Working from the top of the listing below, retype each line through the line containing "var legendFont = '18.5px ' + font;", both included, with no pictures.
[BEGIN]
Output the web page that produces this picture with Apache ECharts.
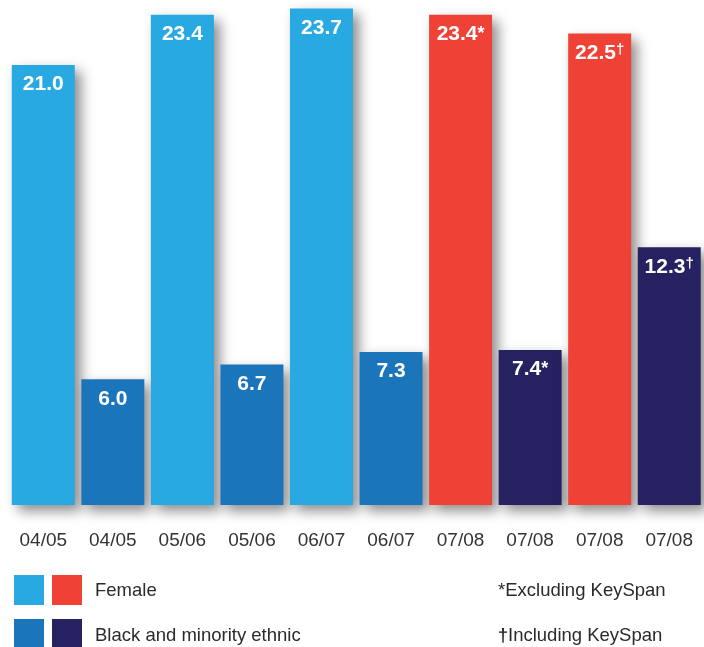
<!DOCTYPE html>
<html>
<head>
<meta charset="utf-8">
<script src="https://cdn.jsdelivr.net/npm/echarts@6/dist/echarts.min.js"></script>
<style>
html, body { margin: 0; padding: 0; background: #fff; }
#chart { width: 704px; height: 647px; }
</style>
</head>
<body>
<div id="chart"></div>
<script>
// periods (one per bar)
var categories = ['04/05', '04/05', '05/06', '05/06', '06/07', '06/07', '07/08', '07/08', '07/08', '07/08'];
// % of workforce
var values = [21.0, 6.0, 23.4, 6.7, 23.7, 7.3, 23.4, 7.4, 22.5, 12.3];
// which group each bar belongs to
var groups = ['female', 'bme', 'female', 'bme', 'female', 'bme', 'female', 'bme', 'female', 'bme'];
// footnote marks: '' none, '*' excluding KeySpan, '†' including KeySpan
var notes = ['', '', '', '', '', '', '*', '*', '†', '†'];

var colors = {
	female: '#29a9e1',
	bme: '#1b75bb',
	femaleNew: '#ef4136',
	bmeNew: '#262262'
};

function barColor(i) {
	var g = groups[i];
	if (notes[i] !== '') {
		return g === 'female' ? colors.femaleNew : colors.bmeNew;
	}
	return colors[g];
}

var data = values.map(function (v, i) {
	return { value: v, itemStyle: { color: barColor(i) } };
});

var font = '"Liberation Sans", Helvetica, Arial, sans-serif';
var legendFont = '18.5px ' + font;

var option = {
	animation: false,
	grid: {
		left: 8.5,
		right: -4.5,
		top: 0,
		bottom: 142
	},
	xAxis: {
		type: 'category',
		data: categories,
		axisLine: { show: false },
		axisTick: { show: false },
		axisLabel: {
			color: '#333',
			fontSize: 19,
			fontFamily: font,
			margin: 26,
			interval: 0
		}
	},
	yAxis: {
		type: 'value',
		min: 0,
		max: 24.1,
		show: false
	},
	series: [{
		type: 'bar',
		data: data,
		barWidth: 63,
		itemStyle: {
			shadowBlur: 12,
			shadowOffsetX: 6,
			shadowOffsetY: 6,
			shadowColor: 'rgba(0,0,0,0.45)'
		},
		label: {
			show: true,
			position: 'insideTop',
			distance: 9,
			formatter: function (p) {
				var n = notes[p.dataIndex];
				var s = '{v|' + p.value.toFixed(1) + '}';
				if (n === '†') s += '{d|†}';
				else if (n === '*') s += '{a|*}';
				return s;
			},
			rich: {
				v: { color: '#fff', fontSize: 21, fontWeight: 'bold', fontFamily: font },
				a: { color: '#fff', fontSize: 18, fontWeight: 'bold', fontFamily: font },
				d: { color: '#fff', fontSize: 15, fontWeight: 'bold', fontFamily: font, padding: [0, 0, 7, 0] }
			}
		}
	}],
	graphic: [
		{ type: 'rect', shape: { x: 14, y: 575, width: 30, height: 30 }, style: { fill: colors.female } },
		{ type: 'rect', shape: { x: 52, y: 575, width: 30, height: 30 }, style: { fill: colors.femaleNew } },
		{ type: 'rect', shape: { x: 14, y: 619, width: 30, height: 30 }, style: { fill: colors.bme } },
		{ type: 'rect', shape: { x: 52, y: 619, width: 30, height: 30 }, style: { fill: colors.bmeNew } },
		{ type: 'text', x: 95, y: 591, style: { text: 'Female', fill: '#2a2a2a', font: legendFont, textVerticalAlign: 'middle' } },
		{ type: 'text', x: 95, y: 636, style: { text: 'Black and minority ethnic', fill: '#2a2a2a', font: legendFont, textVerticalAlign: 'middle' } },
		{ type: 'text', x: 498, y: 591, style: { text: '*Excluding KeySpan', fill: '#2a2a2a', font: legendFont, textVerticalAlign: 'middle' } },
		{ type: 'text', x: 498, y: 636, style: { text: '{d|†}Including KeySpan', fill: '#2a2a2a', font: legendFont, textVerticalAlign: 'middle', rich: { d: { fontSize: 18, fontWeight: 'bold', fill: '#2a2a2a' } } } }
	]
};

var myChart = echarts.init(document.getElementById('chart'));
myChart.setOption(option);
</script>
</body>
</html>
[END]
▸ **OUTPUT OF THE EXERCISE**:
Output the web page that produces this picture with Apache ECharts.
<!DOCTYPE html>
<html>
<head>
<meta charset="utf-8">
<script src="https://cdn.jsdelivr.net/npm/echarts@6/dist/echarts.min.js"></script>
<style>
html, body { margin: 0; padding: 0; background: #fff; }
#chart { width: 704px; height: 647px; }
</style>
</head>
<body>
<div id="chart"></div>
<script>
// periods (one per bar)
var categories = ['04/05', '04/05', '05/06', '05/06', '06/07', '06/07', '07/08', '07/08', '07/08', '07/08'];
// % of workforce
var values = [21.0, 6.0, 23.4, 6.7, 23.7, 7.3, 23.4, 7.4, 22.5, 12.3];
// which group each bar belongs to
var groups = ['female', 'bme', 'female', 'bme', 'female', 'bme', 'female', 'bme', 'female', 'bme'];
// footnote marks: '' none, '*' excluding KeySpan, '†' including KeySpan
var notes = ['', '', '', '', '', '', '*', '*', '†', '†'];

var colors = {
	female: '#29a9e1',
	bme: '#1b75bb',
	femaleNew: '#ef4136',
	bmeNew: '#262262'
};

function barColor(i) {
	var g = groups[i];
	if (notes[i] !== '') {
		return g === 'female' ? colors.femaleNew : colors.bmeNew;
	}
	return colors[g];
}

var data = values.map(function (v, i) {
	return { value: v, itemStyle: { color: barColor(i) } };
});

var font = '"Liberation Sans", Helvetica, Arial, sans-serif';
var legendFont = '18.5px ' + font;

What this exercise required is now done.